Aside from the living room, the second floor consists of two bedrooms, kitchen, and dining area, or comedor. A passageway, leading towards the bedrooms, or the zaguan, contains some of the memorabilia from Gen. Baldomero Aguinaldo, books of the municipal library, a history exhibit, and an arrangement of early to mid-20th century household items such as an upright piano. The bedrooms have iron bedsteads from the 1930s. The dining area, or comedor, could accommodate ten guests. It features pieces of furniture such as bentwood Thonet "Vienna" chairs, a dish rack, or vajillera, for china and glass wares, and a stuffed deer head on the wall. Built outside the comedor is a long outside shelf, or banguerra used for drying table ware. The flooring of the kitchen is made out of bamboo slats which is useful for both ventilation and easy cleaning. The bathroom and toilet are off a porch at the rear side of the house.

==Present condition==
The grandchildren of Gen. Baldomero Aguinaldo, headed by then Prime Minister and Minister of Finance Cesar E.A. Virata, donated the home to the government in 1982. It was restored by the Intramuros Administration into a museum. The project was under the administration of Action Officer Jaime C. Laya, with supervision provided by Dominador Torres.

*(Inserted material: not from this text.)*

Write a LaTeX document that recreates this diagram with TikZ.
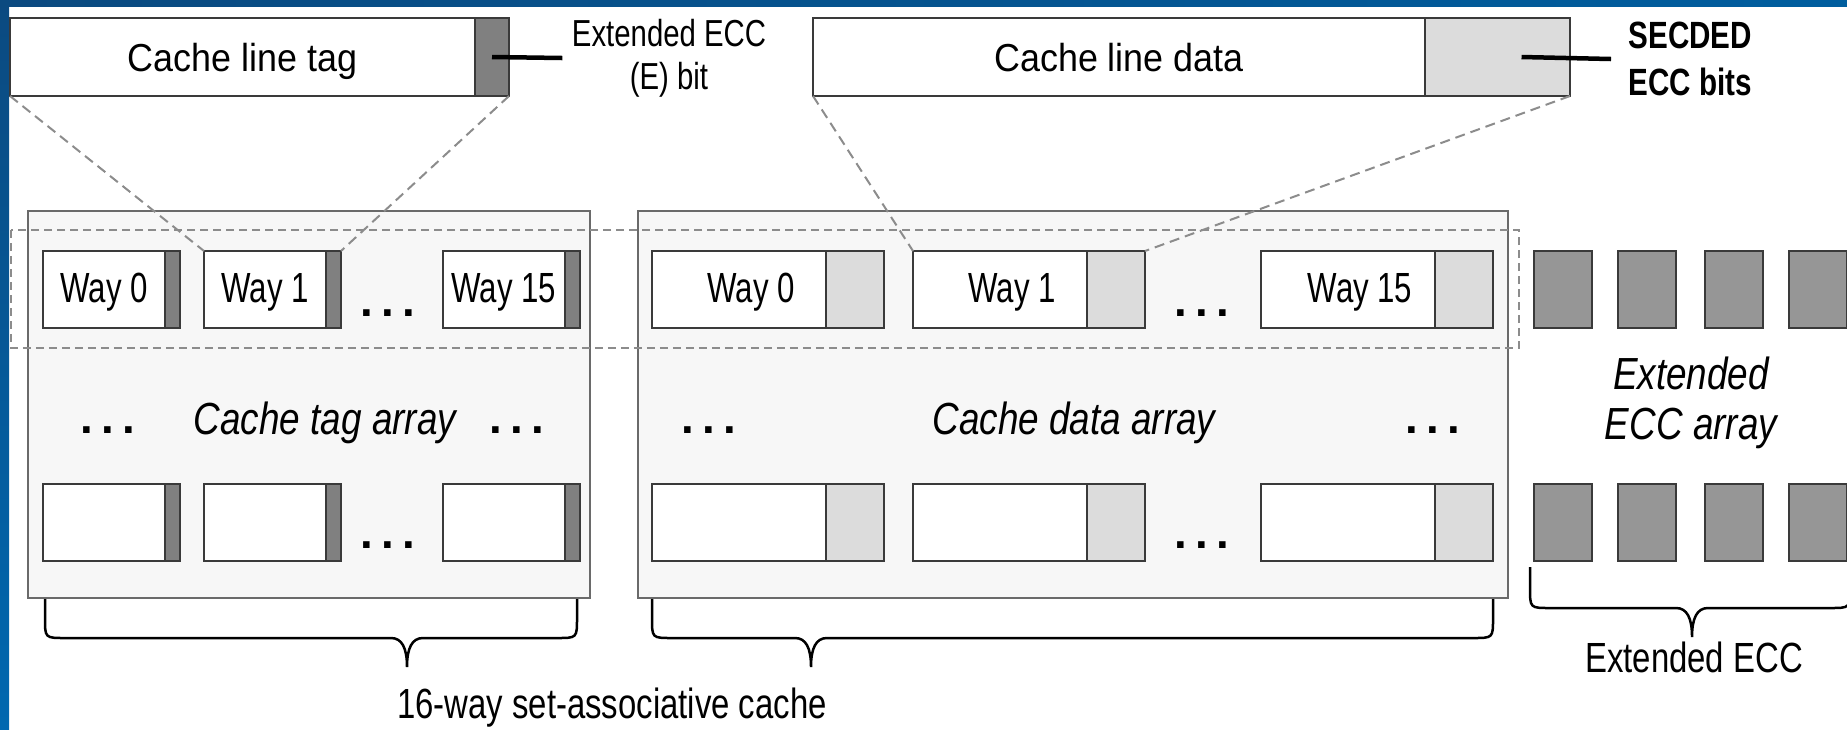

===Marker from the National Historical Commission of the Philippines===

| Hen. Baldomero Aguinaldo y Baloy (1869-1915) |  |
ISINILANG NOONG 28 PEBRERO 1869 SA BINAKAYAN, KAWIT, CAVITE, ANAK NI CIPRIANO AGUINALDO AT SILVESTRA BALOY. NAG-ARAL SA ATENEO MUNICIPAL AT PAMANTASAN NG STO. TOMAS. DIRECTORCILLO, REGISTRADOR DE TITULOS AT HUKOM PAMAYAPA NG KAWIT; PANGULO, SANGUNNIANG MAGDALO NG KKK, OKTUBRE 1896; KALIHIM NG PANANALAPI, 1897; ISA SA MGA LUMAGDA SA KONSTITUSYON NG BIYAK-NA-BATO; 1897; KALIHIM PANDIGMA AT GAWAING BAYAN NG UNANG REPUBLIKA NG PILIPINAS, 1898–1899; NAMUMUNONG HENERAL SA TIMOG LUZON NOONG DIGMAANG PILIPINO AT AMERIKANO, 1899; AT TAGAPAGTATAG AT UNANG PANGULO, KAPISANAN NG MGA BETERANO NG HIMAGSIKANG PILIPINO MULA NOONG OKTUBRE 1912 HANGGANG SA KANYANG KAMATAYAN NOONG PEBRERO 1915. ANG MAYBAHAY NIYA AY SI PETRONA REYES NG IMUS, CAVITE AT NAGKAANAK SILA NG DALAWA, SI LEONOR NA NAGING ASAWA NI DR. ENRIQUE T. VIRATA AT SI AURELLANO KAY LIWANAG VIRATA, PINSANG-BUO NI HEN. EMILIO AGUINALDO.

| Ang Bahay ni Heneral Baldomero Aguinaldo |  |
SA BAHAY NA ITO NA IPINATAYO NOONG 1906 NANIRAHAN SI HENERAL BALDOMERO AGUINALDO AT ANG KANYANG MAG-ANAK. UNANG IPINATAYO NA YARI SA NARRA AT MOLAVE, ANG BAHAY AY PINANUMBALIK NG INTRAMUROS ADMINISTRATION. NOONG 1982 ITO AY IPINAGKALOOB NG PUNONG MINISTRO CESAR E.A. VIRATA SA PAMAHALAAN NG PILIPINAS.